Trans*: A Quick and Quirky History of Gender Variance
In the last decade, public discussions of transgender issues have increased exponentially. However, with this increased visibility has come not just power, but regulation, both in favour of and against trans people. What was once regarded as an unusual or even unfortunate disorder has become an accepted articulation of gendered embodiment as well as a new site for political activism and political recognition. What happened in the last few decades to prompt such an extensive rethinking of our understanding of gendered embodiment? How did a stigmatized identity become so central to U.S. and European articulations of self? And how have people responded to the new definitions and understanding of sex and the gendered body?
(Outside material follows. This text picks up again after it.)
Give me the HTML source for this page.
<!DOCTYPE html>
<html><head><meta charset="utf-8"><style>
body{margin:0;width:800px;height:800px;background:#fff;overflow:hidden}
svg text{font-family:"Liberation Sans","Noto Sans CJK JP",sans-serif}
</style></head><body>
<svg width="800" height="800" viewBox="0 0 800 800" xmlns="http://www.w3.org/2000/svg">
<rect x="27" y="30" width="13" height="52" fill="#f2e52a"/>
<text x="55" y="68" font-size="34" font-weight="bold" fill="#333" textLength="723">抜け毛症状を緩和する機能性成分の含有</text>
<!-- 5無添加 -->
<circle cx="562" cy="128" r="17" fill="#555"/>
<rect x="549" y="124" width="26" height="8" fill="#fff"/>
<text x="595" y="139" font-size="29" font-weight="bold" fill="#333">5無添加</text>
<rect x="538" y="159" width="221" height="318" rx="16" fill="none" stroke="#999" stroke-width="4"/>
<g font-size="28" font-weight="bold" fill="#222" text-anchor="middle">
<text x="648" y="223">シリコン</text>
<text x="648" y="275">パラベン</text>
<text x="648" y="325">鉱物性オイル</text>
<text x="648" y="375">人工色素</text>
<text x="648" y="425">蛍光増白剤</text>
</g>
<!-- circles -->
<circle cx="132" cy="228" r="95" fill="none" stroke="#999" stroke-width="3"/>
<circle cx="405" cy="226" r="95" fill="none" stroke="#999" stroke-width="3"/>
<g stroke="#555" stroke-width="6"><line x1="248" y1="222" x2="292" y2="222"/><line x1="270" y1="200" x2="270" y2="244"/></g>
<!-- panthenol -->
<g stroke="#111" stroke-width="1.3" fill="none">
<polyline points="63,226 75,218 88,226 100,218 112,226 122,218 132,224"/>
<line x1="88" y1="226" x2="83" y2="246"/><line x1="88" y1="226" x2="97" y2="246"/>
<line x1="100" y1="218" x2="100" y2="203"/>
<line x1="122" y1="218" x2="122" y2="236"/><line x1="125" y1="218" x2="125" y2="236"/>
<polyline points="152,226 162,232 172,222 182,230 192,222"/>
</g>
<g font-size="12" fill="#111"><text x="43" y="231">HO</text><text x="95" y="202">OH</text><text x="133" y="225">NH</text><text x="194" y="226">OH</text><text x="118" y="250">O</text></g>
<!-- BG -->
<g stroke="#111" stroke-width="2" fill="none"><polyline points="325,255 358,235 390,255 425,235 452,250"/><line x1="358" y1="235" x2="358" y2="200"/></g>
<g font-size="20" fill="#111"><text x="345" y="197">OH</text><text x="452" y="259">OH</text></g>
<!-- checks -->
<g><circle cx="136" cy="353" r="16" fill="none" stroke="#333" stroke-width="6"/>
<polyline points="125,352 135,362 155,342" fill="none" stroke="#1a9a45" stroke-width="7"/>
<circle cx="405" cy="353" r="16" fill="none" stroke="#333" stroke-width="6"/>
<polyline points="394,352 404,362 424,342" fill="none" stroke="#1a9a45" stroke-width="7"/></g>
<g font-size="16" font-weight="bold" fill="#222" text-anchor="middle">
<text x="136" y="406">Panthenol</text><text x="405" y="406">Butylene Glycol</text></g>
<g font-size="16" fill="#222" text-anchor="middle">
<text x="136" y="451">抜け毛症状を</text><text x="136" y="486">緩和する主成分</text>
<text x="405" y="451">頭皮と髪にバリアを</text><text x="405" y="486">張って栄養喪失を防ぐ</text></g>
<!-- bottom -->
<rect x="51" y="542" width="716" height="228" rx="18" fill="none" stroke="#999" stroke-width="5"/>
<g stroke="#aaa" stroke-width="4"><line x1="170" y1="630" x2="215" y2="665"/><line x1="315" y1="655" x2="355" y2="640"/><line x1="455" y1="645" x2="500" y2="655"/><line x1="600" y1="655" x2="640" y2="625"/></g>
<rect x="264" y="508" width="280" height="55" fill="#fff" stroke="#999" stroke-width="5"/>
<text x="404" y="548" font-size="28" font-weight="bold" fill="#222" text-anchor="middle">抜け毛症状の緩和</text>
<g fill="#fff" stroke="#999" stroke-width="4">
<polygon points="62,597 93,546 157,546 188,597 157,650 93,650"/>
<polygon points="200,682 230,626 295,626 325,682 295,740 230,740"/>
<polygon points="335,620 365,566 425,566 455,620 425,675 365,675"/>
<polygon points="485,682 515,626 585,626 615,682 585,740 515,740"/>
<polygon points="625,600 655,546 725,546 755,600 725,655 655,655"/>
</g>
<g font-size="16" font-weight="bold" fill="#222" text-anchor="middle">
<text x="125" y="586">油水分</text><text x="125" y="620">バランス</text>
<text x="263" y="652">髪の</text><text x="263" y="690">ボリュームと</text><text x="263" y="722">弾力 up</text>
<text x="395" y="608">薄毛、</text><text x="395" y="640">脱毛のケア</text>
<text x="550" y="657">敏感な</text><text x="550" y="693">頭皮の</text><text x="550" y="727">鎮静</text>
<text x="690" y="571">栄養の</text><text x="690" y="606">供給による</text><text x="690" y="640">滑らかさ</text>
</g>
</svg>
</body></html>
In Trans*, Jack Halberstam explores these recent shifts in the meaning of the gendered body and representation, and explores the possibilities of a nongendered, gender-optional, or gender-queer future. (Information about Professor Halberstam’s new book is taken from University of California Press)
About the presenter:
Jack Halberstam is Professor of Gender Studies and English at Columbia University. Halberstam is the author of six books including: Skin Shows:Gothic Horror and the Technology of Monsters (Duke UP, 1995), Female Masculinity (Duke UP, 1998), In A Queer Time and Place (NYU Press, 2005), The Queer Art of Failure (Duke UP, 2011) and Gaga Feminism: Sex, Gender, and the End of Normal (Beacon Press, 2012) and, most recently, a short book titled Trans*: A Quick and Quirky Account of Gender Variance(University of California Press). Places Journal awarded Halberstam its Arcus/Places Prize in 2018 for innovative public scholarship on the relationship between gender, sexuality and the built environment. Halberstam is currently working on several projects including a book titled WILD THING: QUEER THEORY AFTER NATURE on queer anarchy, performance and protest culture the intersections between animality, the human and the environment.